Playing the devil’s advocate
A long shadow hangs over attorney general Victoria Buttigieg and her office

The worst vice is advice, declares John Milton, the owner of a New York law firm in the film The Devil’s Advocate. The experience of Malta’s attorney general’s office in its former life – though the consequences persist to this very day – seems to confirm that.
On Peter Grech’s watch, the ‘old’ AG’s office was mired in controversy. Appointed by a Nationalist administration in 2010, Grech, who resigned a year ago, came under fierce criticism when the Panama Papers were leaked and no action was taken against former cabinet minister Konrad Mizzi and the then prime minister’s top aide, Keith Schembri.
Grech was accused of being a government puppet and faced a long list of accusations from various quarters. He was even found guilty by an appeals court of violating the leader of the opposition’s human rights, by refusing to give him a copy of the Egrant inquiry findings which he had forwarded to the prime minister.
When Grech relinquished office last September, he was succeeded by his deputy, Victoria Buttigieg. Not even a year into her new role and she is already in the soup. It seems the Electrogas curse, which caused havoc within Joseph Muscat’s administration, will not stop haunting the attorney general’s office.
The findings of the public inquiry into Daphne Caruana Galizia’s assassination put her in a bad light by implying that, just like her predecessor, she acted more like a puppet of the government of the day than a servant of the state.
It emerges that she had been involved in discussions with the legal team of Electrogas on a security-of-supply agreement that would, in turn, serve to secure a hefty loan for the company. According to the inquiry, her advice was that the signature of the minister piloting the project would suffice and there would be no need for cabinet or parliament approval.

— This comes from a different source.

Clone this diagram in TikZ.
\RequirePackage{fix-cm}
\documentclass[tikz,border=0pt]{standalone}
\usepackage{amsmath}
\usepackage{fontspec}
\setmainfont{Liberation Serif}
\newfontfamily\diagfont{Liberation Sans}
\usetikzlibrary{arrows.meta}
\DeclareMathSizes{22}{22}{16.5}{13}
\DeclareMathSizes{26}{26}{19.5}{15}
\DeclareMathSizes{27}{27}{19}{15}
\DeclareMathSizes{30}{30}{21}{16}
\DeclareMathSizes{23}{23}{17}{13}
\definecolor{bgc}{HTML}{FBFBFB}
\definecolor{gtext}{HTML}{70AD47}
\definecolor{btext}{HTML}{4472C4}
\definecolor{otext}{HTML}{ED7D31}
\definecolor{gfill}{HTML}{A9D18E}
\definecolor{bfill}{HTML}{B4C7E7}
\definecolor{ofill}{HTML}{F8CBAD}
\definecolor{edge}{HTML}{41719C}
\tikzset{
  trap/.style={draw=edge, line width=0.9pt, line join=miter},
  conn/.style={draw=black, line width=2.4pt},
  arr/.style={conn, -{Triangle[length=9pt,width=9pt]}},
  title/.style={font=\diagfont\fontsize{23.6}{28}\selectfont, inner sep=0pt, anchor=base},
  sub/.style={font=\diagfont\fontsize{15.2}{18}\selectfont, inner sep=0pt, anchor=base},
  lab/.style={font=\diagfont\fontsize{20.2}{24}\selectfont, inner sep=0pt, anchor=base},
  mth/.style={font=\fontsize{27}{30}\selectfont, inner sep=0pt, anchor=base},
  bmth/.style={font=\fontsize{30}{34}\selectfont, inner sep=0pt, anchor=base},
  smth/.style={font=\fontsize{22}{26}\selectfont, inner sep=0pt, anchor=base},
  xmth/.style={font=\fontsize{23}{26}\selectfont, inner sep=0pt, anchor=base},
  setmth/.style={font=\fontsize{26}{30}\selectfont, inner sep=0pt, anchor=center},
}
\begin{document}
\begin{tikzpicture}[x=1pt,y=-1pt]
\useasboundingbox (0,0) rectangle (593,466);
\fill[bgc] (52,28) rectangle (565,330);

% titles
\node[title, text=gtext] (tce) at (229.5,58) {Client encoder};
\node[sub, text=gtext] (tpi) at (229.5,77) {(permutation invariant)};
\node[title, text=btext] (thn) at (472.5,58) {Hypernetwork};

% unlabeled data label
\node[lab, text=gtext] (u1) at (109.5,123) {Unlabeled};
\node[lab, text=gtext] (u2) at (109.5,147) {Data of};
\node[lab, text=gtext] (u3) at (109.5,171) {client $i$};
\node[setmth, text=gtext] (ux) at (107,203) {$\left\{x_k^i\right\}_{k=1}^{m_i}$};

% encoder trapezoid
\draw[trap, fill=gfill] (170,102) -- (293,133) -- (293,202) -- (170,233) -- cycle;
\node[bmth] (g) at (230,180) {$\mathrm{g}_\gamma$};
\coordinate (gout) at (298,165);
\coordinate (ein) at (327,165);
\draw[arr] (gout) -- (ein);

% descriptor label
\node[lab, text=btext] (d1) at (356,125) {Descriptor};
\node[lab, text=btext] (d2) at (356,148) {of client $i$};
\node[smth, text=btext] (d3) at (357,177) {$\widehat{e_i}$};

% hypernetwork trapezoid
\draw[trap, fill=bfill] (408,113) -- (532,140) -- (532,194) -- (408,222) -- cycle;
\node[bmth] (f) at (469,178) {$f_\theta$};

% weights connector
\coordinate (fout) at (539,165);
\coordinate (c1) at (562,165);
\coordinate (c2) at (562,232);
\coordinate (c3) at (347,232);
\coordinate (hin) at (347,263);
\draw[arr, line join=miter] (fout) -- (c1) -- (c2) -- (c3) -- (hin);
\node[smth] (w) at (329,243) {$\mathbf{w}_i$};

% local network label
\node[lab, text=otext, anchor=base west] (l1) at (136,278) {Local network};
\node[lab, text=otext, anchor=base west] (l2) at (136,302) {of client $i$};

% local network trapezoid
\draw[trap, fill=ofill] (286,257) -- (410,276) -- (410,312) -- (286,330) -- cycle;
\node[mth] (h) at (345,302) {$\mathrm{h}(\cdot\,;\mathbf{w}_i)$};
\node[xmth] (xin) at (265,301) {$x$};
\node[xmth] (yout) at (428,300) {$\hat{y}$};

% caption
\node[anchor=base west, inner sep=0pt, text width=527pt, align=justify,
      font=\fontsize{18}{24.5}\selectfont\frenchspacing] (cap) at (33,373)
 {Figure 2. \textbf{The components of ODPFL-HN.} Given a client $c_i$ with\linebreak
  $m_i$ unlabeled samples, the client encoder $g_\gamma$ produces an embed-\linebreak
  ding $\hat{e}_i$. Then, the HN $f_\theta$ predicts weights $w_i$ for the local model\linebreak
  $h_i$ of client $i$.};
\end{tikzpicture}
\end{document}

“Advice by the attorney general to bypass parliament and cabinet to solve a problem, whatever its nature, does not sound right and does not put one’s mind at rest that the office was first and foremost acting in the interest of the state rather than of the government of the day,” the three judges conducting the inquiry remarked.
The testimony given by Grech before the public inquiry clearly shows the sort of pressure, not to use a stronger term, that he and Buttigieg were under from the lawyers of Electrogas and the lenders. The line of questioning by the three judges indicates they were not willing to accept that the government’s two lawyers at no point succumbed to such pressure, as it results from the comment mentioned above.
The attorney general always enjoyed constitutional protection. The office is independent and “shall not be subject to the direction or control of any other person or authority”. And yet.
Times of Malta tried to hear what Buttigieg would have to say about the damning statement made by the public inquiry but she preferred to remain silent.
She evidently fails to understand that the shadow hanging over her personally extends to her office, which now no longer advises the government on legal matters but handles criminal proceedings.
Her present role frees her from the ‘vice’ of advice but, to quote John Milton, the film character, again, lawyers are the devil’s ministry. What the national interest demands, especially at this delicate phase the country is in, is that the attorney general serves exclusively as the people’s lawyer.